Alternatively, cell culture contamination can also happen by non-biological sources, such as chemicals, detergents or endotoxins, that appear in the media or materials used to culture the cells.


1. Which of the following could be an application of cell culture?
A. Large-scale cell production
B. In-vivo genetic studies
C. To study physical organ characteristics
D. Drug production

Answer to Question #1
A is correct. The applications of cell culture can be wide and varied; however, of the listed possibilities, large-scale cell production is the best answer, because cell culture can expand a small starting cell population. Cell culture is also considered an in-vitro model, and not an in-vivo model. Cell culture does not reproduce a whole organ so cannot be used to study the physical organ character. Lastly, drugs are produced chemically and not by cells.

2. Which of the following is a biological contaminant of cell culture?
A. Endotoxins
B. Mycoplasma
C. Antibiotics
D. Detergent

Answer to Question #2
B is correct. Mycoplasma are a type of bacteria organism that are a biological source of cell culture contamination. All the other answers are examples of non-biological substances.

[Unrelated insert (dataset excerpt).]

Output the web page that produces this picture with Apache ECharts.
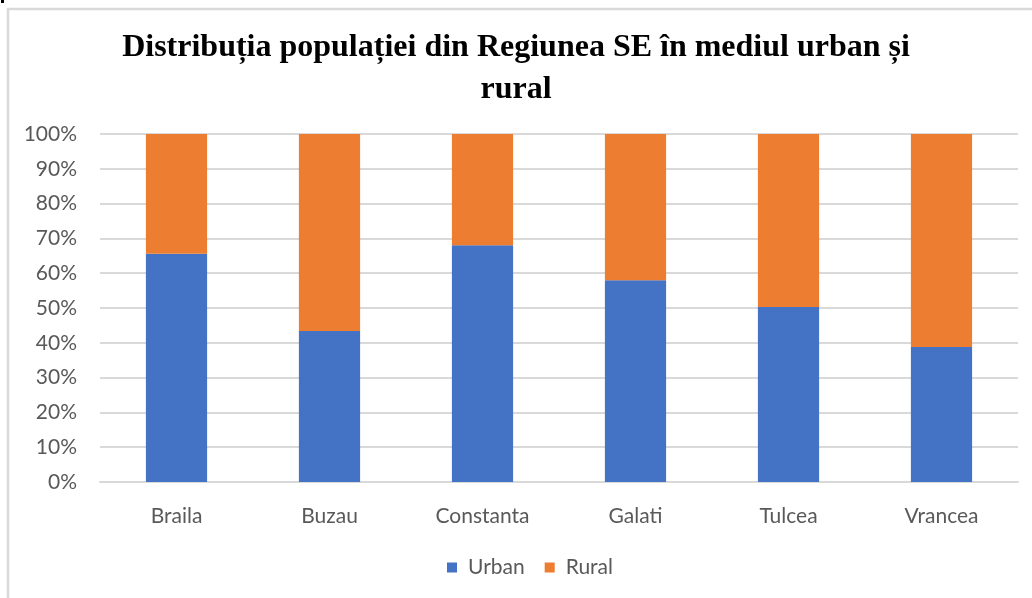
<!DOCTYPE html>
<html>
<head>
<meta charset="utf-8">
<script src="https://cdn.jsdelivr.net/npm/echarts@6/dist/echarts.min.js"></script>
<style>
  html, body { margin: 0; padding: 0; background: #fff; }
  #chart { width: 1032px; height: 598px; }
</style>
</head>
<body>
<div id="chart"></div>
<script>
var judete = ['Braila', 'Buzau', 'Constanta', 'Galati', 'Tulcea', 'Vrancea'];
var urban = [65.6, 43.4, 68.0, 58.0, 50.3, 38.8];   // % populatie urbana
var rural = [34.4, 56.6, 32.0, 42.0, 49.7, 61.2];   // % populatie rurala
var procente = [0, 10, 20, 30, 40, 50, 60, 70, 80, 90, 100];

var myChart = echarts.init(document.getElementById('chart'));
var labelFont = 'Lato, "Open Sans", sans-serif';

var option = {
    animation: false,
    backgroundColor: '#fff',
    title: {
        text: 'Distribuția populației din Regiunea SE în mediul urban și\nrural',
        left: 'center',
        top: 22,
        textStyle: {
            fontFamily: '"Liberation Serif", "Times New Roman", serif',
            fontWeight: 'bold',
            fontSize: 32,
            lineHeight: 42,
            color: '#000'
        }
    },
    legend: {
        data: ['Urban', 'Rural'],
        bottom: 15,
        left: 442,
        itemWidth: 10,
        itemHeight: 10,
        itemGap: 20,
        icon: 'rect',
        selectedMode: false,
        textStyle: { color: '#595959', fontSize: 21, fontFamily: labelFont, padding: [0, 0, 0, 6] }
    },
    grid: {
        left: 100,
        right: 14,
        top: 134,
        bottom: 116,
        containLabel: false
    },
    xAxis: {
        type: 'category',
        data: judete,
        axisLine: { lineStyle: { color: '#d9d9d9', width: 2 } },
        axisTick: { show: false },
        axisLabel: { color: '#595959', fontSize: 21, margin: 24, fontFamily: labelFont }
    },
    yAxis: {
        type: 'value',
        min: 0,
        max: 100,
        interval: 10,
        axisLine: { show: false },
        axisTick: { show: false },
        splitLine: { lineStyle: { color: '#d9d9d9', width: 2 } },
        axisLabel: {
            color: '#595959',
            fontSize: 21,
            margin: 23,
            fontFamily: labelFont,
            formatter: function (v) { return procente.indexOf(v) >= 0 ? v + '%' : ''; }
        }
    },
    series: [
        {
            name: 'Urban',
            type: 'bar',
            stack: 'total',
            barWidth: '40%',
            data: urban,
            itemStyle: { color: '#4472c4' }
        },
        {
            name: 'Rural',
            type: 'bar',
            stack: 'total',
            data: rural,
            itemStyle: { color: '#ed7d31' }
        }
    ],
    graphic: [
        {   // chenarul graficului
            type: 'rect',
            shape: { x: 8, y: 9, width: 1040, height: 620 },
            style: { fill: 'none', stroke: '#d9d9d9', lineWidth: 2.5 },
            z: -1
        },
        {
            type: 'rect',
            shape: { x: 1, y: 0, width: 3, height: 3 },
            style: { fill: '#000' }
        }
    ]
};
myChart.setOption(option);
</script>
</body>
</html>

3. How do you know when a cell culture has reached confluency?
A. The cells are at very low density
B. There is contamination in the culture
C. The cells have occupied almost all culture dish space
D. The cells are proliferating

Answer to Question #3
C is correct. Confluency is reached when cells have expanded, by proliferation and growth media usage, to cover the cell culture dish. Generally, cells will slow down or stop proliferation when they’ve reached confluency because there is no more room left to grow. If cells are at low density, it means they are sparse and have lots of room between them to expand and grow.